The Federal Reserve needs to make a concerted effort to explain why the discount window and other Federal Reserve liquidity facilities are a critical pillar of financial stability. They not only reduce risk to banks and other entities with direct access but enable maturity transformation while avoiding risks to bank safety and soundness and financial stability. And, properly designed (with appropriate collateral and haircut requirements) they do not constitute bailouts of the borrowers. Because of the haircuts on the collateral,[9] the risks of loss from holding the assets supported remain with the banks and other private sector holders and are not transferred to the Federal Reserve (and thereby not borne by taxpayers). By contrast, unsecured Federal Reserve lending in the form of purchases of debt issued by state and local governments or corporations does transfer the risk of the assets from existing holders of the assets to the Federal Reserve. Likewise, the purchase of Treasury securities and Agency MBS to forestall declines in their prices (equivalently, increases in their rates of return), as opposed to the monetary policy objective of reducing longer-term interest rates, transfers the considerable interest rate risk of those securities to the Federal Reserve from the current holders of the securities.  These programs truly are bailouts and the stigma attached to that term is deserving.

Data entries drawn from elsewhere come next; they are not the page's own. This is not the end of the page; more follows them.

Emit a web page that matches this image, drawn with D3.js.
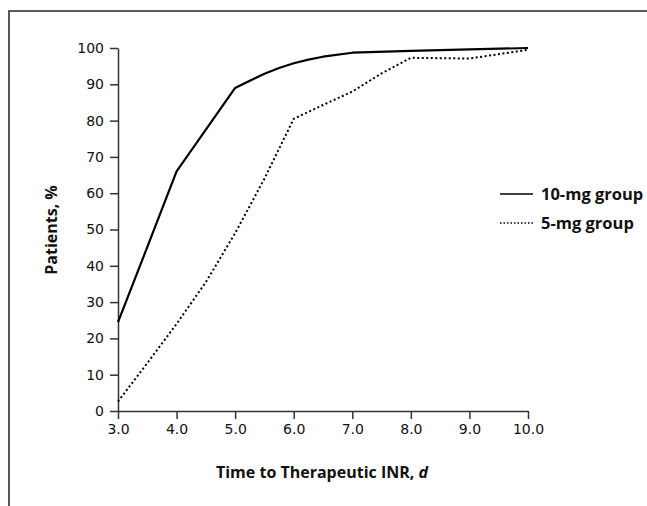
<!DOCTYPE html>
<html>
<head>
<meta charset="utf-8">
<style>
body { margin: 0; background: #fff; }
svg { display: block; font-family: "Open Sans", "DejaVu Sans", sans-serif; }
.axis path, .axis line { stroke: #333; stroke-width: 1.5; }
</style>
</head>
<body>
<svg width="647" height="506"></svg>
<script src="https://cdnjs.cloudflare.com/ajax/libs/d3/7.8.5/d3.min.js"></script>
<script>
// days to therapeutic INR
var days = [3.0, 3.4, 4.0, 5.0, 5.25, 5.5, 5.75, 6.0, 6.25, 6.5, 7.0, 8.0, 9.0, 10.0];
var group10 = [24.5, 41, 66, 89, 91, 92.9, 94.5, 95.8, 96.8, 97.6, 98.7, 99.2, 99.6, 100];

var days5 = [3.0, 3.5, 4.0, 4.5, 5.0, 5.5, 6.0, 6.5, 7.0, 7.5, 8.0, 9.0, 10.0];
var group5 = [2.6, 13.2, 24, 35.5, 49, 64, 80.5, 84.3, 88, 93, 97.3, 97.1, 99.5];

var xTicks = [3, 4, 5, 6, 7, 8, 9, 10];
var yTicks = [0, 10, 20, 30, 40, 50, 60, 70, 80, 90, 100];

var legendKeys = ["10-mg group", "5-mg group"];

var svg = d3.select("svg"),
    margin = {top: 48, right: 119, bottom: 95, left: 118},
    width = +svg.attr("width") - margin.left - margin.right,
    height = +svg.attr("height") - margin.top - margin.bottom;

// frame (top and left only)
svg.append("path")
    .attr("d", "M9,506V11H647")
    .attr("fill", "none")
    .attr("stroke", "#222")
    .attr("stroke-width", 1.5);

var g = svg.append("g").attr("transform", "translate(" + margin.left + "," + margin.top + ")");

var x = d3.scaleLinear().domain([3, 10]).range([0, width]);
var y = d3.scaleLinear().domain([0, 100]).range([height, 0]);

var xAxis = g.append("g")
    .attr("class", "axis")
    .attr("transform", "translate(0," + height + ")")
    .call(d3.axisBottom(x).tickValues(xTicks).tickFormat(d3.format(".1f")).tickSize(8).tickSizeOuter(0).tickPadding(5));

var yAxis = g.append("g")
    .attr("class", "axis")
    .call(d3.axisLeft(y).tickValues(yTicks).tickSize(8).tickSizeOuter(0).tickPadding(6));

[xAxis, yAxis].forEach(function(a) {
  a.attr("font-family", "DejaVu Sans").attr("font-size", 14);
  a.selectAll("text").attr("fill", "#111");
});

var line = d3.line()
    .x(function(d) { return x(d[0]); })
    .y(function(d) { return y(d[1]); });

g.append("path")
    .datum(d3.zip(days, group10))
    .attr("fill", "none")
    .attr("stroke", "#000")
    .attr("stroke-width", 2.2)
    .attr("stroke-linejoin", "round")
    .attr("d", line);

g.append("path")
    .datum(d3.zip(days5, group5))
    .attr("fill", "none")
    .attr("stroke", "#000")
    .attr("stroke-width", 2)
    .attr("stroke-dasharray", "2,2.5")
    .attr("d", line);

// axis titles
var xt = svg.append("text")
    .attr("x", 322)
    .attr("y", 478)
    .attr("text-anchor", "middle")
    .attr("font-size", 16)
    .attr("font-weight", "bold")
    .attr("fill", "#111");
xt.append("tspan").text("Time to Therapeutic INR, ");
xt.append("tspan").attr("font-style", "italic").text("d");

svg.append("text")
    .attr("transform", "translate(57,230) rotate(-90)")
    .attr("text-anchor", "middle")
    .attr("font-size", 16)
    .attr("font-weight", "bold")
    .attr("fill", "#111")
    .text("Patients, %");

// legend
var legend = svg.append("g")
  .selectAll("g")
  .data(legendKeys)
  .enter().append("g")
    .attr("transform", function(d, i) { return "translate(500," + (194 + i * 29) + ")"; });

legend.append("line")
    .attr("x1", 0).attr("x2", 33)
    .attr("stroke", "#000")
    .attr("stroke-width", 1.5)
    .attr("stroke-dasharray", function(d, i) { return i ? "1.5,2" : null; });

legend.append("text")
    .attr("x", 41)
    .attr("dy", "0.35em")
    .attr("font-size", 16.5)
    .attr("font-weight", "bold")
    .attr("fill", "#111")
    .text(function(d) { return d; });
</script>
</body>
</html>
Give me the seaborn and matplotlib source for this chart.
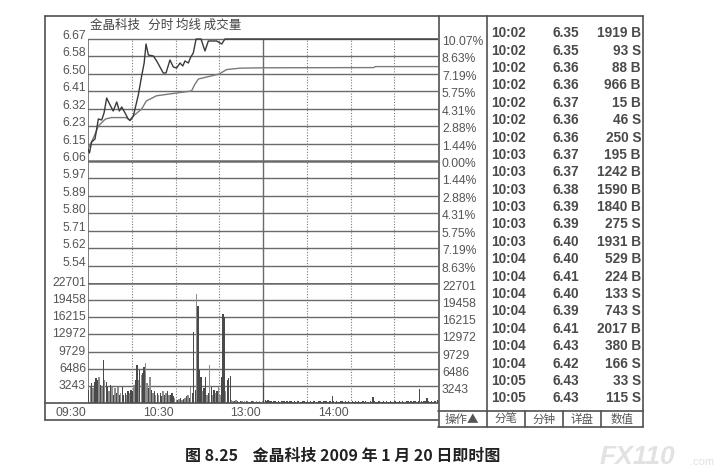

[1] President’s Working Group on Financial Markets, March 2008, p. 9; FSF Working Group on Market and Institutional Resilience, April 7, 2008, p. 8; and FSF Working Group on Market and Institutional Resilience, October 10, 2008, p. 35.

[2] In March 2020 the Treasury used funds created by the CARES Act to provide credit support for those asset purchase programs. Such credit support is appropriate and arguably necessary to protect the Fed from losses, but, with or without such credit support, taxpayers still ultimately bear the risks.

[3] https://www.federalreserve.gov/newsevents/speech/quarles20211202a.htm

[4] See Discount Window Stigma: We Have Met the Enemy, and He Is Us – Bank Policy Institute (bpi.com) for examples.

[5] https://www.sanders.senate.gov/press-releases/release-sanders-statement-on-new-federal-reserve-lending-disclosures/

[6] Hearing of the Domestic Monetary Policy and Technology Subcommittee of the House Financial Services Committee, “Federal Reserve Lending Disclosure: FOIA, Dodd-Frank and the Data Dump,” June 1, 2011, Bloomberg Government transcript.

[7] FOMC Meeting Transcript, July 26-27, 2016 (federalreserve.gov)

[8] https://s3.amazonaws.com/real.stlouisfed.org/wp/2012/2012-056.pdf

[9] In the case of the discount window, in addition to specific collateral, loans are extended with recourse to all the bank’s assets.